Touting the Blue Mile as a residential neighborhood, as well as a commercial and entertainment hub, the presenters talked about efforts to create new and rehabilitated houses in the corridor. In its Homes for Heroes program, the Downtown Statesboro Development Authority is reworking some previously dilapidated houses there as homes for police and firefighters. Habitat for Humanity, in which Mikell is involved in addition to being a member of the DSDA board and the South Main Street Revitalization Committee, is renovating two homes in the district as well.
“There’s a lot of private momentum that is happening and nonprofit momentum that is coming into the area simply as a result of the energy and excitement surrounding the Blue Mile,” Cody said.
The pitch team also notes that many Georgia Southern students have been involved in these efforts as volunteers, and that students have taken an interest in the Blue Mile plan itself.
For funding sources other than the prize money, the team talks about the tax allocation district, or TAD, authorized by Statesboro voters and in effect since January 2015. Tax rates were not increased in the TAD, which includes the South Main corridor and some connected areas. Instead, any new revenue resulting from construction, renovations or rising property values is set aside for public infrastructure spending within the district.
The Blue Mile advocates also mention low-interest loans some local banks offer for development in the district, and the city’s recently renewed incentive program that waives permit fees for new businesses, and construction and renovations, including residential projects, in the downtown area.
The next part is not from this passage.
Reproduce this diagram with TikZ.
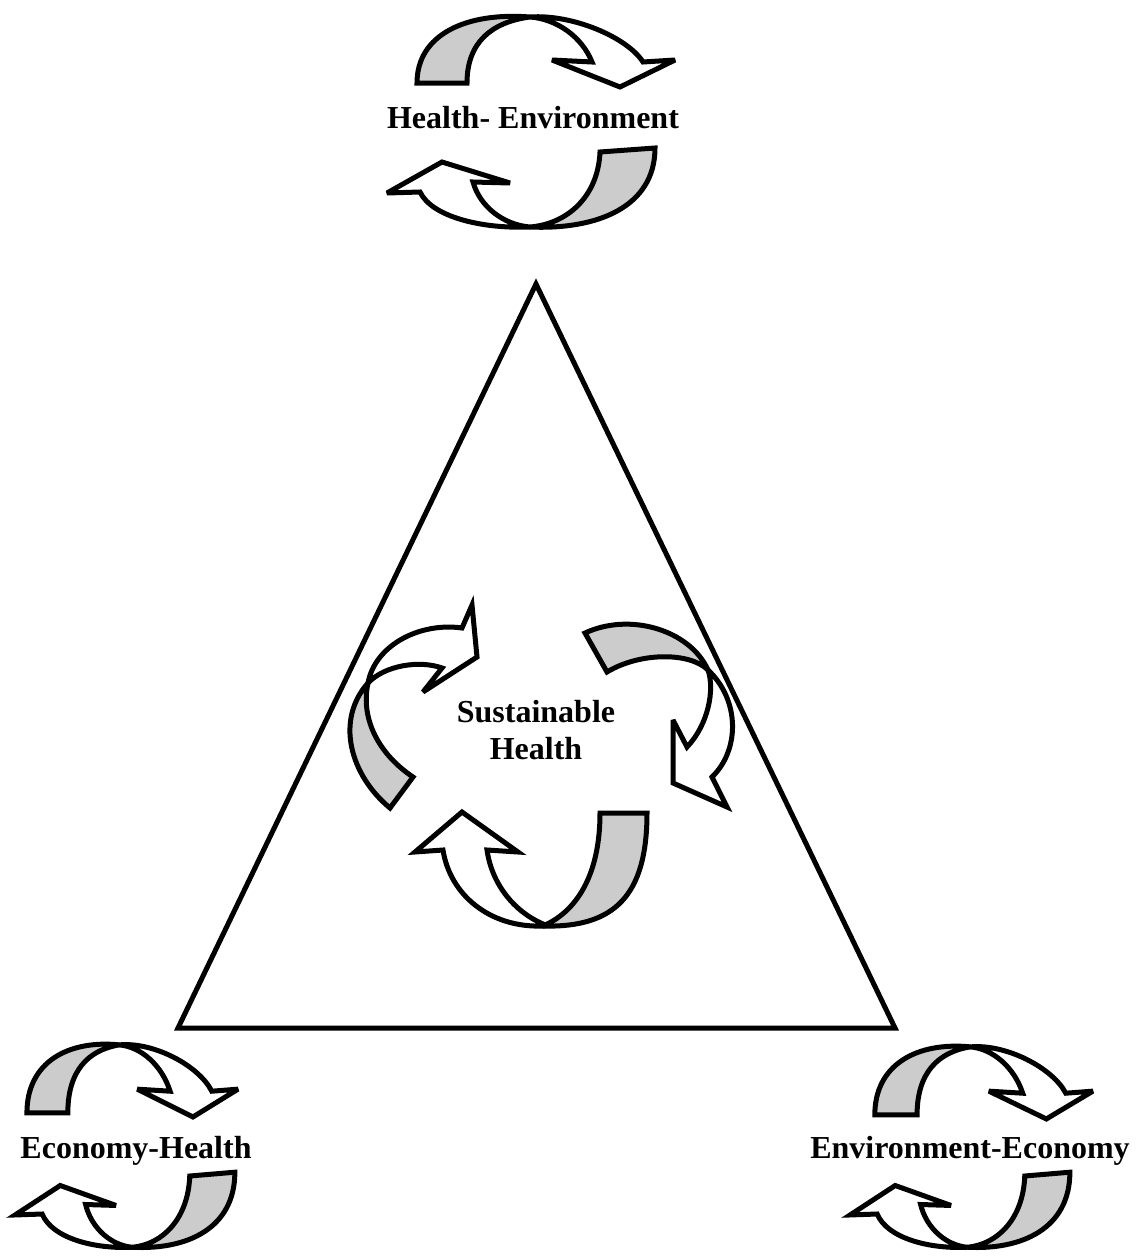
\documentclass[tikz,border=0pt]{standalone}
\usepackage{fontspec}
\setmainfont{Liberation Serif}
\definecolor{ribbongray}{RGB}{204,204,204}
\tikzset{
  band/.style={draw=black, line width=5pt, line join=miter, miter limit=4},
  backband/.style={band, fill=ribbongray},
  frontband/.style={band, fill=white},
  ringtext/.style={font=\bfseries\fontsize{32}{37}\selectfont, inner sep=0pt, text=black},
  frame/.style={draw=black, line width=5pt, line join=miter},
  ribbonA/.pic={
    \path[backband] (-115,-39) .. controls (-115,-88) and (-65,-110) .. (-2,-105)
       .. controls (-40,-100) and (-65,-80) .. (-65,-39) -- cycle;
    \path[frontband] (-2,-105) .. controls (40,-108) and (95,-85) .. (111,-60)
       -- (143,-62) -- (88,-35) -- (20,-62) -- (60,-60)
       .. controls (50,-85) and (25,-103) .. (-2,-105) -- cycle;
  },
  ribbonB/.pic={
    \path[backband] (68,30) -- (123,26) .. controls (123,85) and (65,108) .. (-2,105)
       .. controls (35,102) and (66,75) .. (68,30) -- cycle;
    \path[frontband] (-2,105) .. controls (-50,107) and (-100,95) .. (-112,70)
       -- (-145,71) -- (-90,40) -- (-22,61) -- (-59,60)
       .. controls (-52,85) and (-28,103) .. (-2,105) -- cycle;
  }
}
\begin{document}
\begin{tikzpicture}[x=1pt,y=-1pt]
\path[use as bounding box, fill=white] (0,0) rectangle (1147,1258);

% triangle
\draw[frame] (536,284) -- (895,1028) -- (178,1028) -- cycle;

% top pair: Health- Environment
\pic at (532,122) {ribbonA};
\pic at (532,122) {ribbonB};
\node[ringtext, anchor=base] (he) at (533,128) {Health- Environment};

% bottom-left pair: Economy-Health
\pic[xscale=0.818, yscale=1.03] at (121,1153) {ribbonA};
\pic[xscale=0.82, yscale=0.95] at (134,1147.5) {ribbonB};
\node[ringtext, anchor=base] (eh) at (136,1158) {Economy-Health};

% bottom-right pair: Environment-Economy
\pic[xscale=0.845, yscale=1.03] at (972,1155) {ribbonA};
\pic[xscale=0.82, yscale=0.95] at (969,1147.5) {ribbonB};
\node[ringtext, anchor=base] (ee) at (970,1158) {Environment-Economy};

% central cycle
% upper-left arrow
\path[backband] (390,808) .. controls (350,775) and (335,720) .. (368,683)
   .. controls (360,720) and (380,755) .. (413,777) -- cycle;
\path[frontband] (368,683) .. controls (375,645) and (420,622) .. (462,628)
   -- (472,605) -- (477,657) -- (423,692) -- (442,668)
   .. controls (420,660) and (385,665) .. (368,683) -- cycle;
% right arrow
\path[backband] (585,633) .. controls (630,612) and (690,630) .. (708,670)
   .. controls (690,652) and (640,652) .. (607,672) -- cycle;
\path[frontband] (708,670) .. controls (740,700) and (740,750) .. (712,777)
   -- (727,807) -- (673,783) -- (673,720) -- (687,747)
   .. controls (708,725) and (715,690) .. (708,670) -- cycle;
% bottom arrow
\path[backband] (600,813) -- (647,813) .. controls (647,895) and (615,928) .. (543,926)
   .. controls (580,910) and (600,870) .. (600,813) -- cycle;
\path[frontband] (543,926) .. controls (490,928) and (450,895) .. (443,850)
   -- (415,852) -- (462,812) -- (518,852) -- (487,850)
   .. controls (492,885) and (515,912) .. (543,924) -- cycle;

\node[ringtext, align=center] (sh) at (536,730) {Sustainable\\Health};
\end{tikzpicture}
\end{document}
The illustrated Blue Mile plan shows two options for a park in the area. One concept, labeled Friendship Park, includes an amphitheater, two buildings for the Farmers’ Market, and two circular lawn and picnic areas connected like a figure-8. The other concept, Community Park, shows a smaller outdoor stage area, a single building for the Farmers’ Market and other events, and other green spaces. Both also have water features.
Such a park probably remains a few years in the future, the community spokespersons say. Either option would require land now in private hands.
Another ambitious concept in the Blue Mile plan shows a series of decorative archways over South Main itself. The first, a gateway arch with the lettered “South Main Street” over the heads of motorists, could be installed by April 2017, according to the plan’s timeline, but Mikell said the others are probably several years from reality.
The Statesboro Stars Walk would be a pedestrian path through the Blue Mile with monuments honoring notable past and present Statesboro residents. Examples named in the illustrated plan include musicians Blind Willie McTell and Emma Kelly, Major League baseball player John Tudor, educator William James and Kennedy Space Center director James W. Kennedy.
Besides the branding and marketing effort and the gateway arch, other projects on the proposed timeline for the next 11 months include installation of a Blind Willie McTell statue at the Statesboro Convention and Visitors Bureau, opening of the planned dog park nearby and planning the Stars Walk.
“Phases past this first 11 months that we detailed in the plan itself have not been established,” Cody said. “That’s something the community would have to decide as we got to that point.”